Hi, happy holidays everyone. For the first time in the 4 years since
I built my first coil (15/60), I finally seem to have it running
great without problems. Strikes to ground targets are reaching out
into the low 50"s at a conservative 0.18" spark gap setting & variac
driving it at no more than 120v (problem with the sweeper & it won't
quite get to 120v). So I'm fairly pleased with the performance given
I'm not pushing the coil too hard to do what it's doing. Best of
all, I finally reached the point where I seem to have eliminated all
the other issues like racing sparks & incessant safety gap firing.
So that's the good part.
Then, yesterday I was just enjoying playing with the coil & watching
the sparks when smoke started pouring out of the segmented spark gap.
Looks like I burned up the 340 cfm 5" muffin fan for the spark
gap...which brings me to my question.
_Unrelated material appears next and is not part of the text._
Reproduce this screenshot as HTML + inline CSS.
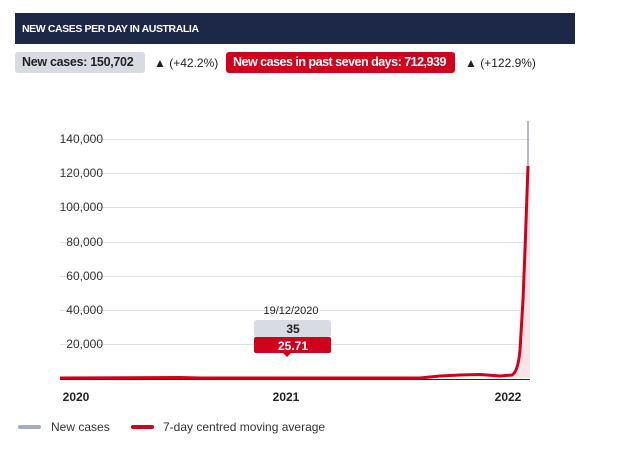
<!DOCTYPE html>
<html><head><style>
body{margin:0;width:621px;height:452px;background:#fff;font-family:"Liberation Sans",sans-serif;overflow:hidden;position:relative}
.t{position:absolute;white-space:nowrap}
</style></head><body>
<div class="t" style="left:15px;top:13px;width:560px;height:31px;background:#1d2747"></div>
<div class="t" style="left:22px;top:23px;color:#fff;font-size:10.5px;font-weight:bold;letter-spacing:-0.4px">NEW CASES PER DAY IN AUSTRALIA</div>
<div class="t" style="left:15px;top:52px;width:130px;height:21px;background:#d8dbe2;border-radius:3px"></div>
<div class="t" style="left:22px;top:55px;font-size:12.5px;font-weight:bold;color:#222;letter-spacing:-0.3px">New cases: 150,702</div>
<div class="t" style="left:154px;top:56px;font-size:12px;color:#222">&#9650; (+42.2%)</div>
<div class="t" style="left:226px;top:52px;width:229px;height:21px;background:#d0021b;border-radius:3px"></div>
<div class="t" style="left:233px;top:55px;font-size:12.5px;font-weight:bold;color:#fff;letter-spacing:-0.5px">New cases in past seven days: 712,939</div>
<div class="t" style="left:465px;top:56px;font-size:12px;color:#222">&#9650; (+122.9%)</div>
<svg class="t" style="left:0;top:0" width="621" height="452">
<g stroke="#dfe1e8" stroke-width="1">
<line x1="60" x2="530" y1="139.5" y2="139.5"/><line x1="60" x2="530" y1="173.5" y2="173.5"/>
<line x1="60" x2="530" y1="207.5" y2="207.5"/><line x1="60" x2="530" y1="242.5" y2="242.5"/>
<line x1="60" x2="530" y1="276.5" y2="276.5"/><line x1="60" x2="530" y1="310.5" y2="310.5"/>
<line x1="60" x2="530" y1="344.5" y2="344.5"/></g>
<g font-size="12" fill="#333" text-anchor="end">
<text x="103" y="143">140,000</text><text x="103" y="177">120,000</text><text x="103" y="211">100,000</text>
<text x="103" y="246">80,000</text><text x="103" y="280">60,000</text><text x="103" y="314">40,000</text>
<text x="103" y="348">20,000</text></g>
<path d="M512,378 L518,360 L522,320 L525,250 L528,166 L530,166 L530,378 Z" fill="#fbe3e6"/>
<line x1="60" x2="530" y1="379.5" y2="379.5" stroke="#1d2747"/>
<path d="M528,121 L528,180" stroke="#9aa3b5" stroke-width="1.5"/>
<path d="M60,378 L180,377.5 L200,378 L420,378 L440,376 L460,375 L480,374.5 L500,376 L512,375 Q518,372 520,350 L523,300 L525,250 L528,166" fill="none" stroke="#d0021b" stroke-width="3"/>
<text x="291" y="314" font-size="11" fill="#222" text-anchor="middle">19/12/2020</text>
<rect x="254" y="320" width="77" height="17" rx="3" fill="#d8dbe2"/>
<rect x="254" y="337" width="77" height="16" rx="2" fill="#d0021b"/>
<path d="M287,353 l-4,0 4,4 4,-4z" fill="#d0021b"/>
<text x="293" y="333" font-size="12" font-weight="bold" fill="#222" text-anchor="middle">35</text>
<text x="293" y="350" font-size="12" font-weight="bold" fill="#fff" text-anchor="middle">25.71</text>
<g font-size="12" font-weight="bold" fill="#222" text-anchor="middle">
<text x="76" y="401">2020</text><text x="286" y="401">2021</text><text x="508" y="401">2022</text></g>
<rect x="18" y="425" width="23" height="4" rx="2" fill="#a4abbb"/>
<text x="51" y="431" font-size="12" fill="#333">New cases</text>
<rect x="131" y="425" width="23" height="4" rx="2" fill="#d0021b"/>
<text x="163" y="431" font-size="12" fill="#333">7-day centred moving average</text>
</svg>
</body></html>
When wiring in the fan, I had
only the hot & neutral wires going back to the mains, not the 3d
prong ground. I had the chassis of the fan grounded to the NST case
which is connected to the RF ground and a pipe driven into the ground
outside of the garage. This is the second fan that I smoked and both
were wired in the same fashion. I'm wondering whether I got it wrong
relative to grounding the fan to the RF ground. - I thought this was
a best practice, but maybe not. I'd welcome any suggestions.